Except it turned out to be significantly more than that. The concept contained within that question – and its resolution – would end up challenging entrenched notions about the role of randomness in the beautiful game. It would also lay the groundwork for an entirely novel industry of sports analysis in the UK.

Football forecasts would never be the same again.

From seasons to single matches

During the 1970s and 1980s, it appeared there was an inherent boundary to what football analysis could achieve. Although expert predictions about performance over an entire season tended to align with actual league positions, forecasting individual matches was significantly harder.

Unlike the high-scoring outcomes in basketball, or the structured pitcher-vs-batter duels in baseball, football matches can pivot on a single moment. Victory – or defeat – may depend on whether the ball hits the post, or deflects unpredictably. One 1971 paper even asserted that ‘luck dominates the game.’

If we aim to predict an event – like the outcome of a football match – it helps to have three essentials. First, we require data on results in past matches. Second, we require data on the factors that might influence the result of a match. And finally, we require a mechanism to transform these factors into a practical prediction.

Which is where the Sheffield exam question came in. Rather than attempt to predict the outcome outright, as prior studies had done, it instead asked students to estimate the number of goals each team would score. The various possible numbers of goals – and their respective probabilities – could then be converted into a prediction about the overall outcome.

It was quite a rudimentary method, but statistician Mark Dixon saw something promising in it. Along with fellow researcher Stuart Coles, he would expand the ideas and ultimately apply them to real football league data. The resulting method – now known as the ‘Dixon-Coles model’ – would be published in 1997.

So, how did it function?

Measuring quality

Suppose we want to determine the number of goals a team might score. One of the simplest methods to achieve this is to define the typical rate at which they score goals on average – perhaps based on some kind of ‘quality metric’ – then calculate the probability they will score 0, 1, 2, 3, etc., goals over the duration of a game, based on this assumed rate.

Statistics enthusiasts will recognize that, if we assume goals occur independently of each other over time, we can calculate these probabilities using a Poisson distribution. For instance, if a team on average scores 2 goals per game, then the Poisson distribution – which encapsulates the randomness at which these goals might occur over time – would predict the following probabilities of scoring different numbers of goals:

But there’s a drawback. Here we are summarizing team quality in a single metric, whereas in reality, several factors might affect how one team performs against another. This is why one analysis of the 2008 Euros found that the ranking of two teams was a very poor indicator of who will win a specific match. We’re just not capturing enough information about performance if we try and condense quality into a single metric for each team.

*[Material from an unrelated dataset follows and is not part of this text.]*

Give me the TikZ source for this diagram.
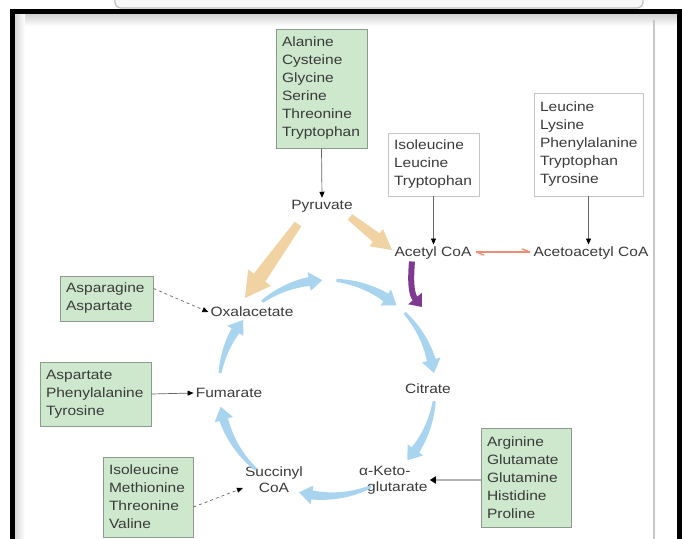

The basic Dixon-Coles model ended up incorporating two quality factors for each team (attacking strength and defence) as well as a factor to account for home advantage. Suppose one team H, playing at home, competes with team A, playing away. The expected number of goals per match scored by team H against team A in the model was therefore calculated as:

Team H attacking strength × Team A defensive weakness × Home advantage

Likewise, the expected number of goals scored by team A would be:

Team A attacking strength × Team H defensive weakness

But Dixon and Coles soon noticed this basic approach had some defects. First, the above assumes scores are independent; if team H are likely to score 1 goal, it doesn’t impact the probability that team A will score 1 goal. They found this assumption was reasonable for higher-scoring games but didn’t capture the frequency of low-scoring games (0-0, 1-0, etc.) in the data.

Another defect is that attacking strength and defensive weakness won’t necessarily remain the same over time. Some teams may improve or deteriorate over the season. So as well as refining the model to make low scores more likely than a simple Poisson process would predict, they allowed team quality to fluctuate over time, so recent performances mattered more than those in the distant past.

Beating the bookmaker

With these refinements, the Dixon-Coles model was sufficiently accurate at predicting matches to outperform the results implied by bookmakers’ odds. In other words, it paved the way for a lucrative betting strategy.

But what about tournaments like the Euros? In football leagues, teams play each other repeatedly, a bit like a research group repeating experiments under a variety of conditions. In contrast, tournaments leave us with much less data to analyze. Teams can play opponents they’ve never faced before, fielding players who may never have competed together.

This data gap is illustrated by the variability in betting odds we can observe between bookmakers during tournaments. One 2008 analysis found that ‘arbitrage opportunities’ – where match odds differ so much you can profit by backing both teams with two different bookmakers – were particularly prevalent during the Euros.

Researchers – and bettors – now have vastly more data available than in that 1997 Dixon-Coles paper, but the fundamental divide between predicting a league and a tournament persists. And yet, ultimately, this is what makes tournaments like the Euros so compelling. Assumptions about quality collapse more easily. Expectations about scorelines are more likely to be overturned. And, like exasperated students grappling with unpredictability amid the time pressure of an exam, we watch as pre-match predictions wrestle against the chaos of surprise upsets.